Depois de dois anos em que a guerra na Ucrânia foi reconhecida em quase todas as premiações, o conflito entre Israel e o Hamas não foi mencionado na maioria das cerimônias.

"É muito delicado", me disse um executivo de estúdio após o protesto no Independent Spirit Awards. "As pessoas estão preocupadas com suas carreiras."

A dissonância cognitiva é sempre necessária quando atrocidades globais acontecem durante uma temporada de premiações glamorosa. Há até mesmo um indicado a melhor filme sobre esse tipo de pensamento seletivo —"Zona de Interesse", no qual um casal nazista abastado vive ao lado do campo de concentração de Auschwitz. Premiado no Bafta pelo filme, o produtor James Wilson reconheceu isso, se tornando um dos poucos artistas desta temporada a mencionar diretamente a guerra.

"Um amigo me escreveu depois de ver o filme outro dia que não conseguia parar de pensar nas paredes que construímos em nossas vidas para não olhar o que está atrás delas", disse Wilson, em seu discurso.

"Essas paredes não são novas, nem o eram antes ou depois do Holocausto, e parece nítido agora que devemos nos importar com pessoas inocentes sendo mortas em Gaza ou no Iêmen da mesma forma que pensamos sobre pessoas inocentes sendo mortas em Mariupol ou em Israel. Obrigado por reconhecer um filme que nos pede para pensar nesses espaços."

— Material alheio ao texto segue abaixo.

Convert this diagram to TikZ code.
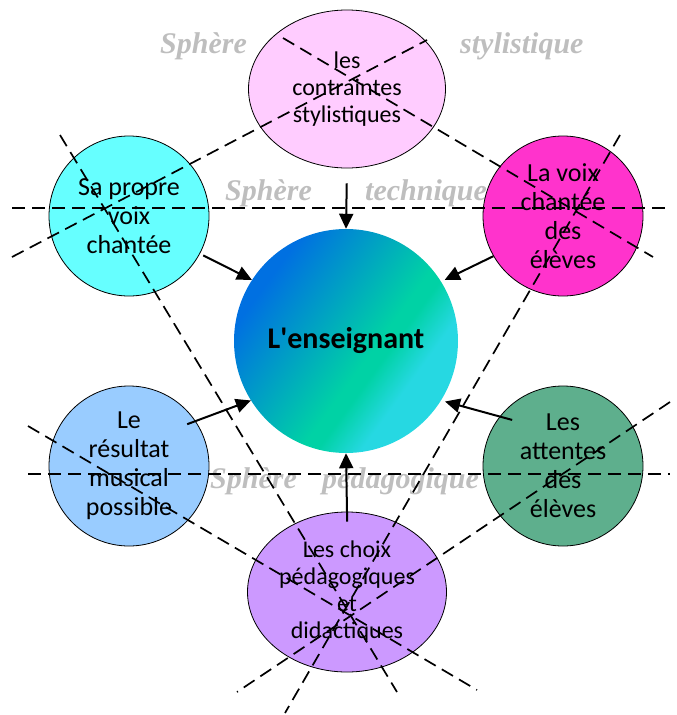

Embora alguns possam achar que uma premiação não é lugar para um discurso político, um grande filme é capaz de nada menos do que mudar a forma como vemos o mundo. Por causa disso, o ato de fazer filmes não pode deixar de ser político.

Tenho certeza de que os executivos da ABC, a rede que transmite o Oscar, prefeririam que os participantes ficassem em silêncio sobre essas questões, temendo reações negativas da audiência ou perda de telespectadores. Mas, se "Zona de Interesse" ganhar o Oscar de melhor filme internacional, como a maioria dos especialistas acredita que acontecerá, fico imaginando o que ouviremos.